Use of the selective JAK1 inhibitor SHR0302 significantly improves the clinical signs and symptoms of patients with moderate-to-severe active rheumatoid arthritis (RA) who had shown poor response to conventional synthetic disease-modifying antirheumatic drugs (csDMARDs), according to a study presented at EULAR 2024.
Such improvements persist throughout the year, and the use of this novel drug is also well tolerated, with no new safety signals and no deaths reported.
“This study suggests that SHR0302 might represent a novel treatment option for patients with RA,” said co-author Dr Jinjing Liu from the Peking Union Medical College Hospital in Beijing, China.
Liu and her team randomly assigned 566 patients with active RA to receive either placebo or SHR0302 4 or 8 mg, administered orally once daily for 24 weeks. They stratified patients by concomitant csDMARDs use at baseline (either methotrexate ≥15 mg/week or leflunomide 20 mg/day; methotrexate <15 mg/week or leflunomide <20 mg/day; or no usage of either methotrexate or leflunomide).
Demographics and disease characteristics at baseline did not significantly differ across the treatment arms. Of the participants, 524 (92.6 percent) completed the 24-week treatment, and 496 (87.6 percent) completed the 52-week treatment. [EULAR 2024, abstract OP0037]
Response rates
The American College of Rheumatology response criteria (ACR20) response rates at week 24 were substantially greater for patients treated with SHR0302 at doses of 4 mg (70.4 percent; p<0.0001) and 8 mg (75.1 percent; p<0.0001) than those on placebo (40.4 percent). Likewise, ACR50 and ACR70 response rates were significantly improved with the SHR0302 doses relative to placebo.
“The onset of action was rapid, with obviously more patients in both SHR0302 arms achieving ACR20 at week 2 compared to the placebo group,” Liu said.
At week 24, more patients achieved a DAS28-CRP of <2.6 and ≤3.2 in the SHR0302 4-mg (29.6 percent and 46.0 percent, respectively; p<0.0001) and 8-mg (39.2 percent and 57.1 percent; p<0.0001) arms than those in the placebo arm (4.8 percent and 15.4 percent).

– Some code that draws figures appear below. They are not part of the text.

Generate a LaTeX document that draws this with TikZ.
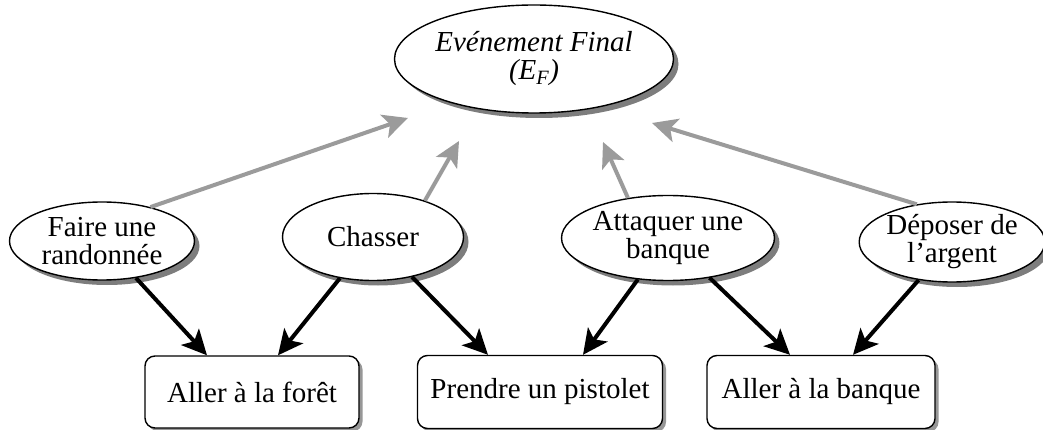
\documentclass[tikz,border=0pt]{standalone}
\usepackage{fontspec}
\setmainfont{Liberation Serif}
\usetikzlibrary{shapes.geometric,shadows,arrows.meta,calc}
\definecolor{linkgray}{RGB}{155,155,155}
\definecolor{shadowgray}{RGB}{125,125,125}
\begin{document}
\begin{tikzpicture}[x=1pt,y=-1pt,
  every node/.style={font=\fontsize{29}{28}\selectfont, align=center, inner sep=0pt},
  event/.style={ellipse, draw, line width=1.4pt, fill=white,
    drop shadow={shadow xshift=5pt, shadow yshift=-5pt, fill=shadowgray, opacity=1}},
  action/.style={rectangle, rounded corners=10pt, draw, line width=1.4pt, fill=white,
    drop shadow={shadow xshift=3.5pt, shadow yshift=-3.5pt, fill=shadowgray, opacity=0.8}},
  cause/.style={line width=4pt, -{Stealth[length=25pt, width=24pt, inset=6pt]}},
  effect/.style={line width=4pt, linkgray, -{Stealth[length=25pt, width=24pt, inset=6pt]}}
]
\useasboundingbox (0,0) rectangle (1043,430);

% final event
\node[event, minimum width=265pt, minimum height=108pt] (final) at (534,59)
  {\itshape Evénement Final\\\itshape (E\textsubscript{F})};

% intermediate events
\node[event, minimum width=185pt, minimum height=78pt] (rando) at (102,241) {Faire une\\randonnée};
\node[event, minimum width=181pt, minimum height=87pt] (chasse) at (373,237) {Chasser};
\node[event, minimum width=183pt, minimum height=85pt] (attaque) at (668,238) {Attaquer une\\banque};
\node[event, minimum width=180pt, minimum height=80pt] (depot) at (952,242) {Déposer de\\l’argent};

% elementary actions
\node[action, minimum width=214pt, minimum height=72pt] (foret) at (252,392) {Aller à la forêt};
\node[action, minimum width=245pt, minimum height=73pt] (pistolet) at (540,392) {Prendre un pistolet};
\node[action, minimum width=228pt, minimum height=73pt] (banque) at (821,392) {Aller à la banque};

% arrow tips below the final event
\coordinate (f1) at (408,118);
\coordinate (f2) at (459,141);
\coordinate (f3) at (603,142);
\coordinate (f4) at (652,123);

\draw[effect] (rando.35) -- (f1);
\draw[effect] (chasse.35) -- (f2);
\draw[effect] (attaque.135) -- (f3);
\draw[effect] (depot.133) -- (f4);

% arrow tips on the action boxes
\coordinate (a1) at ($(foret.north)+(-45,0)$);
\coordinate (a2) at ($(foret.north)+(26,0)$);
\coordinate (b1) at ($(pistolet.north)+(-52,0)$);
\coordinate (b2) at ($(pistolet.north)+(43,0)$);
\coordinate (c1) at ($(banque.north)+(-31,0)$);
\coordinate (c2) at ($(banque.north)+(32,0)$);

\draw[cause] (rando) -- (a1);
\draw[cause] (chasse) -- (a2);
\draw[cause] (chasse) -- (b1);
\draw[cause] (attaque) -- (b2);
\draw[cause] (attaque) -- (c1);
\draw[cause] (depot) -- (c2);
\end{tikzpicture}
\end{document}
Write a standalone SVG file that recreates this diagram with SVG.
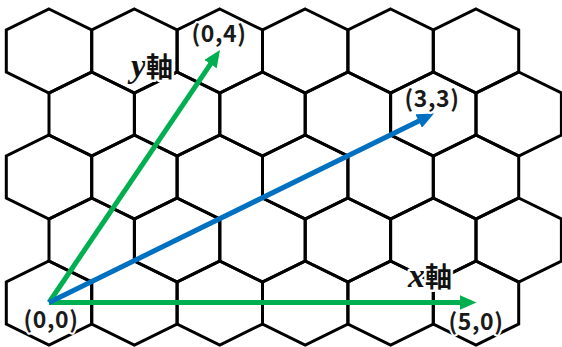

Additionally, both SHR0302 doses resulted in markedly greater changes from baseline in HAG-DI scores (4 mg: least squares mean change [LSMC], ‒0.45 for 4 mg; p<0.0001; 8 mg: LSMC, ‒0.51; p<0.0001) at week 24 compared with the placebo group (LSMC, ‒0.21).
Patients receiving SHR0302 also showed numerically greater changes from baseline in the SF-36 score at week 24 (PCS: LSMC, 5.62 for 4 mg and 6.43 for 8 mg; MCS: LSMC, 2.85 for 4 mg and 4.04 for 8 mg; p<0.0001) than those receiving placebo (PCS: LSMC, 1.78; MCS: LSMC, ‒0.22).
“These trends in improvements were sustained over an additional 28 weeks,” Liu said.
Adverse events
In terms of safety, treatment-emergent adverse events (TEAEs) occurred in 81.5 percent of patients in the SHR0302 4-mg group, 90.5 percent of those in the SHR0302 8-mg group, and 79.3 percent of those in the placebo group. Infections were slightly more frequent in the SHR0302 arms than in the placebo arm (40.2 percent and 40.7 percent vs 34.0 percent).
“However, few cases of serious infection and systemic opportunistic infection were reported,” said Liu.
Furthermore, Liu and colleagues documented one newly diagnosed malignancy in the SHR0302 4-mg group, one thromboembolic event and one major cardiovascular event in the SHR0302 8-mg group, and two cases of liver function abnormality (one in each SHR0302 dose group). Fortunately, no deaths, tuberculosis cases, or gastrointestinal perforations occurred.
When asked regarding the incidence of herpes zoster (HZ), which is common a common problem with this type of drug, Liu said that there were two cases: one patient discontinued treatment due to HZ and another because of pain caused by HZ. “There were two of them, [but] still very few,” she noted.
In this study, patients who were initially treated with placebo were switched to SHR0302 4 mg for an additional 28 weeks, while those originally assigned to any of the SHR0302 doses continued with their initial dosage.
SHR0302 previously demonstrated its efficacy and safety in treating patients with active RA in a phase II trial (NCT03254966).